The court, at the request of the defendants, instructed the jury that the law assumes that those in possession of land are rightfully in possession, and that one who claims they are unlawfully in possession must satisfy the jury, by a preponderance of the evidence, that he has a good title to the same. Plaintiff proved title to the forty-acre tract, which included the land west of the rail fence, and was entitled to recover unless the defendants overcame the prima facie case so proved. (Birge v. City of Centralia, 218 Ill. 503.) The law did not assume that the defendants were rightfully in possession of land to which they had no legal title, and it was for them to prove the alleged agreement by which a different line than the true one was established. The instruction was wrong in that respect, and also in advising the jury as to the degree of proof required of plaintiff. It is always error to instruct a jury in a civil case that the party having the burden of proof must furnish evidence which will satisfy the jury, and instructions of this character have so often been condemned that the rule is well understood and firmly established. Herrick v. Gary, 83 Ill. 85; Graves v. Colwell, 90 id. 612; Ruff v. Jarrett, 94 id. 475; Rolfe v. Rich, 149 id. 436.

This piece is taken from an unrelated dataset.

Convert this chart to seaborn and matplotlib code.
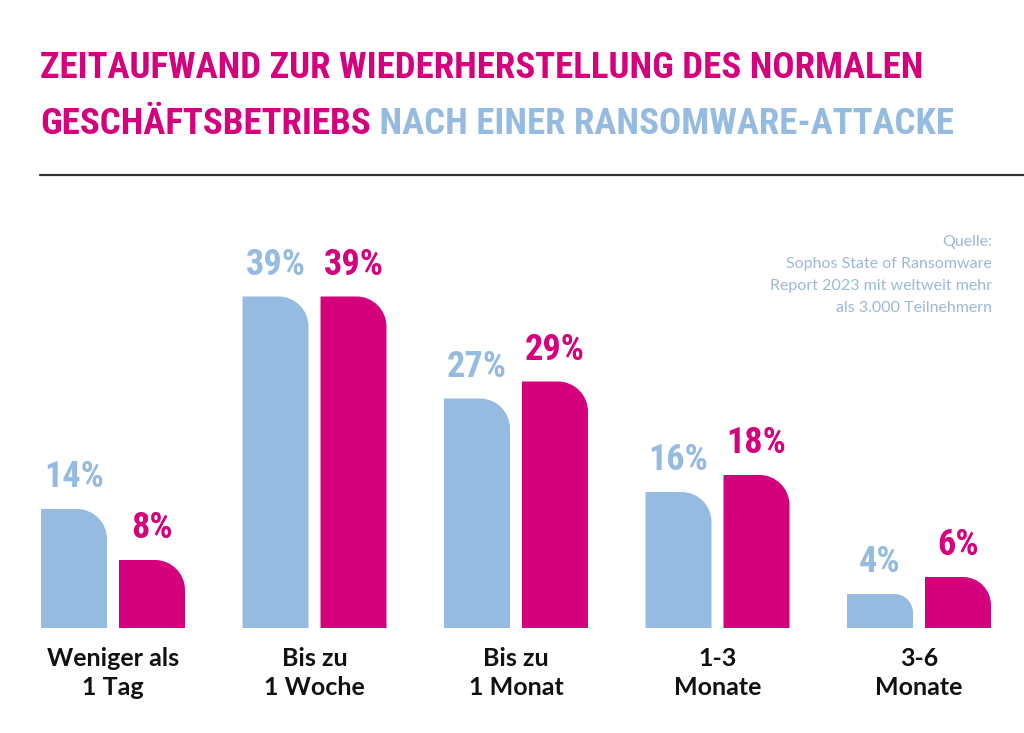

The seventh instruction given to the jury was also incorrect, not applicable to the case and misleading. It was incorrect in excluding heirs and privies of parties to a parol agreement from taking advantage of the Statute of Frauds. It was also wrong in assuming that the alleged agreement related to a disputed boundary line between Dora Surber and William Dewald. As a whole, the instruction had no application to the issue to be decided, and it should not have been given;
■ The judgment is reversed and the cause remanded.